(begin)

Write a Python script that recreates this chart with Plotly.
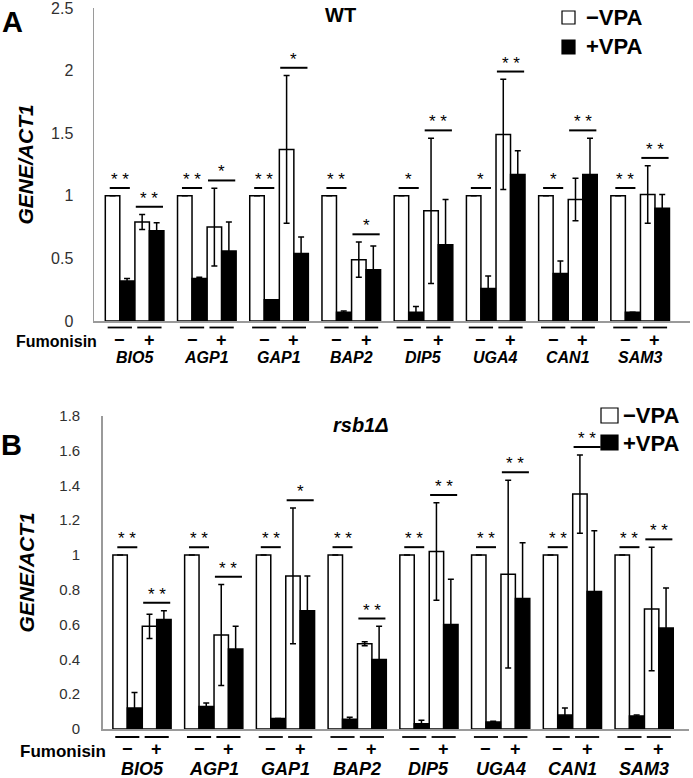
import plotly.graph_objects as go

# ---------------- data ----------------
genes = ["BIO5", "AGP1", "GAP1", "BAP2", "DIP5", "UGA4", "CAN1", "SAM3"]
fumonisin_ticks = ["\u2212", "+"]
series_names = ["\u2212VPA", "+VPA"]

# Panel A : WT
wt_fumneg_noVPA = [1.0, 1.0, 1.0, 1.0, 1.0, 1.0, 1.0, 1.0]
wt_fumneg_noVPA_err = [0, 0, 0, 0, 0, 0, 0, 0]
wt_fumneg_VPA = [0.32, 0.34, 0.17, 0.07, 0.07, 0.26, 0.38, 0.07]
wt_fumneg_VPA_err = [0.02, 0.01, 0.0, 0.01, 0.045, 0.10, 0.10, 0.0]
wt_fumpos_noVPA = [0.79, 0.75, 1.37, 0.49, 0.88, 1.49, 0.97, 1.01]
wt_fumpos_noVPA_err = [0.06, 0.31, 0.59, 0.14, 0.58, 0.44, 0.17, 0.23]
wt_fumpos_VPA = [0.72, 0.56, 0.54, 0.41, 0.61, 1.17, 1.17, 0.90]
wt_fumpos_VPA_err = [0.065, 0.23, 0.13, 0.19, 0.36, 0.19, 0.29, 0.11]
wt_sig_fumneg = ["**", "**", "**", "**", "*", "*", "*", "**"]
wt_sig_fumpos = ["**", "*", "*", "*", "**", "**", "**", "**"]

# Panel B : rsb1Δ
rsb_fumneg_noVPA = [1.0, 1.0, 1.0, 1.0, 1.0, 1.0, 1.0, 1.0]
rsb_fumneg_noVPA_err = [0, 0, 0, 0, 0, 0, 0, 0]
rsb_fumneg_VPA = [0.12, 0.13, 0.06, 0.056, 0.03, 0.04, 0.08, 0.075]
rsb_fumneg_VPA_err = [0.09, 0.02, 0.0, 0.012, 0.02, 0.005, 0.04, 0.005]
rsb_fumpos_noVPA = [0.59, 0.54, 0.88, 0.49, 1.02, 0.89, 1.35, 0.69]
rsb_fumpos_noVPA_err = [0.07, 0.29, 0.39, 0.012, 0.28, 0.54, 0.225, 0.355]
rsb_fumpos_VPA = [0.63, 0.46, 0.68, 0.40, 0.60, 0.75, 0.79, 0.58]
rsb_fumpos_VPA_err = [0.05, 0.13, 0.20, 0.19, 0.26, 0.32, 0.35, 0.23]
rsb_sig_fumneg = ["**", "**", "**", "**", "**", "**", "**", "**"]
rsb_sig_fumpos = ["**", "**", "*", "**", "**", "**", "**", "**"]

# ---------------- layout helpers ----------------
W, H = 693, 778
FONT = "Arial, Liberation Sans, Helvetica, sans-serif"


def fx(px):
    return px / W


def fy(py):
    return 1 - py / H


GROUP_STEP = 2.44   # distance between genes, in units of one (fumonisin) pair
BAR_W = 0.49

fig = go.Figure()
shapes = []
annotations = []

panels = [
    dict(xa="x", ya="y", xkey="xaxis", ykey="yaxis",
         dom_x=(94, 690), dom_y=(321, 8), unit=29.6, first=119.8,
         ymax=2.5, dtick=0.5, tickfont=16, standoff=16,
         data=[(wt_fumneg_noVPA, wt_fumneg_noVPA_err, wt_fumpos_noVPA, wt_fumpos_noVPA_err),
               (wt_fumneg_VPA, wt_fumneg_VPA_err, wt_fumpos_VPA, wt_fumpos_VPA_err)],
         sig=(wt_sig_fumneg, wt_sig_fumpos),
         letter="A", letter_xy=(12, 22), title="WT", title_italic=False, title_xy=(340, 15),
         legend_box=(562, 575, [(11, 24), (40, 54)]), legend_text_x=584, legend_text_y=[17, 47],
         legend_size=22,
         underline_y=327.5, pm_y=340, pm_size=18, gene_y=357, gene_size=16,
         fum_xy=(99, 341), fum_size=16, ytitle_x=25),
    dict(xa="x2", ya="y2", xkey="xaxis2", ykey="yaxis2",
         dom_x=(102.7, 689), dom_y=(729, 415.8), unit=29.4, first=127.3,
         ymax=1.8, dtick=0.2, tickfont=15, standoff=18,
         data=[(rsb_fumneg_noVPA, rsb_fumneg_noVPA_err, rsb_fumpos_noVPA, rsb_fumpos_noVPA_err),
               (rsb_fumneg_VPA, rsb_fumneg_VPA_err, rsb_fumpos_VPA, rsb_fumpos_VPA_err)],
         sig=(rsb_sig_fumneg, rsb_sig_fumpos),
         letter="B", letter_xy=(11, 445), title="rsb1\u0394", title_italic=True, title_xy=(361, 425),
         legend_box=(601, 618, [(408, 423), (435, 450)]), legend_text_x=621, legend_text_y=[415, 443],
         legend_size=22,
         underline_y=737, pm_y=749, pm_size=18, gene_y=769, gene_size=18,
         fum_xy=(108, 751), fum_size=17, ytitle_x=26),
]

fills = ["white", "black"]
offsets = [-BAR_W, 0.0]

for p_i, p in enumerate(panels):
    xs = [g * GROUP_STEP + f for g in range(len(genes)) for f in range(2)]
    # bars
    for s in range(2):
        neg_v, neg_e, pos_v, pos_e = p["data"][s]
        yv, ye = [], []
        for g in range(len(genes)):
            yv += [neg_v[g], pos_v[g]]
            ye += [neg_e[g], pos_e[g]]
        fig.add_trace(go.Bar(
            x=xs, y=yv, xaxis=p["xa"], yaxis=p["ya"], name=series_names[s],
            offset=offsets[s], width=BAR_W, showlegend=False,
            marker=dict(color=fills[s], line=dict(color="black", width=1.5)),
            error_y=dict(type="data", array=ye, visible=True, color="black",
                         thickness=1.5, width=3),
        ))

    x0 = -(p["first"] - p["dom_x"][0]) / p["unit"]
    x1 = (p["dom_x"][1] - p["first"]) / p["unit"]
    fig.update_layout(**{
        p["xkey"]: dict(domain=[fx(p["dom_x"][0]), fx(p["dom_x"][1])], range=[x0, x1],
                        anchor=p["ya"], showgrid=False, zeroline=False, showticklabels=False,
                        automargin=False,
                        ticks="", showline=True, linecolor="#9a9a9a", linewidth=1.5),
        p["ykey"]: dict(domain=[fy(p["dom_y"][0]), fy(p["dom_y"][1])], range=[0, p["ymax"]],
                        anchor=p["xa"], dtick=p["dtick"], tick0=0, showgrid=False, zeroline=False,
                        automargin=False, ticklabeloverflow="allow",
                        showline=True, linecolor="#9a9a9a", linewidth=1.5,
                        ticks="outside", ticklen=p["standoff"], tickcolor="rgba(0,0,0,0)",
                        tickfont=dict(family=FONT, size=p["tickfont"], color="#303030")),
    })

    xref, yref = p["xa"], p["ya"]
    pad = 0.025 * p["ymax"]
    for g, gene in enumerate(genes):
        for f in range(2):
            cx = g * GROUP_STEP + f
            # underline under each fumonisin pair
            shapes.append(dict(type="line", xref=xref, yref="paper",
                               x0=cx - 0.41, x1=cx + 0.41,
                               y0=fy(p["underline_y"]), y1=fy(p["underline_y"]),
                               line=dict(color="black", width=1.8)))
            # fumonisin -/+ label
            annotations.append(dict(x=cx, y=fy(p["pm_y"]), xref=xref, yref="paper",
                                    text="<b>%s</b>" % fumonisin_ticks[f], showarrow=False,
                                    xanchor="center", yanchor="middle",
                                    font=dict(family=FONT, size=p["pm_size"], color="black")))
            # significance bracket
            top = 0
            for s in range(2):
                neg_v, neg_e, pos_v, pos_e = p["data"][s]
                v, e = (neg_v[g], neg_e[g]) if f == 0 else (pos_v[g], pos_e[g])
                top = max(top, v + e)
            ly = top + pad
            half = 0.34 if f == 0 else 0.46
            shapes.append(dict(type="line", xref=xref, yref=yref,
                               x0=cx - half, x1=cx + half, y0=ly, y1=ly,
                               line=dict(color="black", width=2)))
            star = p["sig"][f][g]
            annotations.append(dict(x=cx, y=ly, xref=xref, yref=yref,
                                    text=star.replace("**", "* *"), showarrow=False,
                                    xanchor="center", yanchor="bottom", yshift=-3,
                                    font=dict(family=FONT, size=17, color="#000000")))
        # gene name
        annotations.append(dict(x=g * GROUP_STEP + 0.5, y=fy(p["gene_y"]), xref=xref, yref="paper",
                                text="<b><i>%s</i></b>" % gene, showarrow=False,
                                xanchor="center", yanchor="middle",
                                font=dict(family=FONT, size=p["gene_size"], color="black")))

    # "Fumonisin"
    annotations.append(dict(x=fx(p["fum_xy"][0]), y=fy(p["fum_xy"][1]), xref="paper", yref="paper",
                            text="<b>Fumonisin</b>", showarrow=False, xanchor="right", yanchor="middle",
                            font=dict(family=FONT, size=p["fum_size"], color="black")))
    # y-axis title
    ymid = (p["dom_y"][0] + p["dom_y"][1]) / 2
    annotations.append(dict(x=fx(p["ytitle_x"]), y=fy(ymid), xref="paper", yref="paper",
                            text="<b><i>GENE/ACT1</i></b>", textangle=-90, showarrow=False,
                            xanchor="center", yanchor="middle",
                            font=dict(family=FONT, size=21, color="black")))
    # panel letter
    annotations.append(dict(x=fx(p["letter_xy"][0]), y=fy(p["letter_xy"][1]), xref="paper", yref="paper",
                            text="<b>%s</b>" % p["letter"], showarrow=False, xanchor="center",
                            yanchor="middle", font=dict(family=FONT, size=29, color="black")))
    # panel title
    t = "<b><i>%s</i></b>" % p["title"] if p["title_italic"] else "<b>%s</b>" % p["title"]
    annotations.append(dict(x=fx(p["title_xy"][0]), y=fy(p["title_xy"][1]), xref="paper", yref="paper",
                            text=t, showarrow=False, xanchor="center", yanchor="middle",
                            font=dict(family=FONT, size=20, color="black")))
    # legend
    bx0, bx1, rows = p["legend_box"]
    for s in range(2):
        ry0, ry1 = rows[s]
        shapes.append(dict(type="rect", xref="paper", yref="paper",
                           x0=fx(bx0), x1=fx(bx1), y0=fy(ry1), y1=fy(ry0),
                           fillcolor=fills[s], line=dict(color="black", width=1.2)))
        annotations.append(dict(x=fx(p["legend_text_x"]), y=fy(p["legend_text_y"][s]),
                                xref="paper", yref="paper", text="<b>%s</b>" % series_names[s],
                                showarrow=False, xanchor="left", yanchor="middle",
                                font=dict(family=FONT, size=p["legend_size"], color="black")))

fig.update_layout(
    width=W, height=H, autosize=False,
    margin=dict(l=0, r=0, t=0, b=0, autoexpand=False),
    paper_bgcolor="white", plot_bgcolor="white",
    barmode="overlay", showlegend=False,
    shapes=shapes, annotations=annotations,
    font=dict(family=FONT),
)

fig.write_html(
    "out.html",
    config={"displayModeBar": False, "staticPlot": True},
    post_script="document.body.style.margin='0px';document.body.style.padding='0px';"
                "document.documentElement.style.overflow='hidden';",
)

(end)

■ Stated task
Set the lines above down again, word for word, from the first through the one containing "return 1 - py / H"; pictures excluded.

■ Solution to this task
Write a Python script that recreates this chart with Plotly.
import plotly.graph_objects as go

# ---------------- data ----------------
genes = ["BIO5", "AGP1", "GAP1", "BAP2", "DIP5", "UGA4", "CAN1", "SAM3"]
fumonisin_ticks = ["\u2212", "+"]
series_names = ["\u2212VPA", "+VPA"]

# Panel A : WT
wt_fumneg_noVPA = [1.0, 1.0, 1.0, 1.0, 1.0, 1.0, 1.0, 1.0]
wt_fumneg_noVPA_err = [0, 0, 0, 0, 0, 0, 0, 0]
wt_fumneg_VPA = [0.32, 0.34, 0.17, 0.07, 0.07, 0.26, 0.38, 0.07]
wt_fumneg_VPA_err = [0.02, 0.01, 0.0, 0.01, 0.045, 0.10, 0.10, 0.0]
wt_fumpos_noVPA = [0.79, 0.75, 1.37, 0.49, 0.88, 1.49, 0.97, 1.01]
wt_fumpos_noVPA_err = [0.06, 0.31, 0.59, 0.14, 0.58, 0.44, 0.17, 0.23]
wt_fumpos_VPA = [0.72, 0.56, 0.54, 0.41, 0.61, 1.17, 1.17, 0.90]
wt_fumpos_VPA_err = [0.065, 0.23, 0.13, 0.19, 0.36, 0.19, 0.29, 0.11]
wt_sig_fumneg = ["**", "**", "**", "**", "*", "*", "*", "**"]
wt_sig_fumpos = ["**", "*", "*", "*", "**", "**", "**", "**"]

# Panel B : rsb1Δ
rsb_fumneg_noVPA = [1.0, 1.0, 1.0, 1.0, 1.0, 1.0, 1.0, 1.0]
rsb_fumneg_noVPA_err = [0, 0, 0, 0, 0, 0, 0, 0]
rsb_fumneg_VPA = [0.12, 0.13, 0.06, 0.056, 0.03, 0.04, 0.08, 0.075]
rsb_fumneg_VPA_err = [0.09, 0.02, 0.0, 0.012, 0.02, 0.005, 0.04, 0.005]
rsb_fumpos_noVPA = [0.59, 0.54, 0.88, 0.49, 1.02, 0.89, 1.35, 0.69]
rsb_fumpos_noVPA_err = [0.07, 0.29, 0.39, 0.012, 0.28, 0.54, 0.225, 0.355]
rsb_fumpos_VPA = [0.63, 0.46, 0.68, 0.40, 0.60, 0.75, 0.79, 0.58]
rsb_fumpos_VPA_err = [0.05, 0.13, 0.20, 0.19, 0.26, 0.32, 0.35, 0.23]
rsb_sig_fumneg = ["**", "**", "**", "**", "**", "**", "**", "**"]
rsb_sig_fumpos = ["**", "**", "*", "**", "**", "**", "**", "**"]

# ---------------- layout helpers ----------------
W, H = 693, 778
FONT = "Arial, Liberation Sans, Helvetica, sans-serif"


def fx(px):
    return px / W


def fy(py):
    return 1 - py / H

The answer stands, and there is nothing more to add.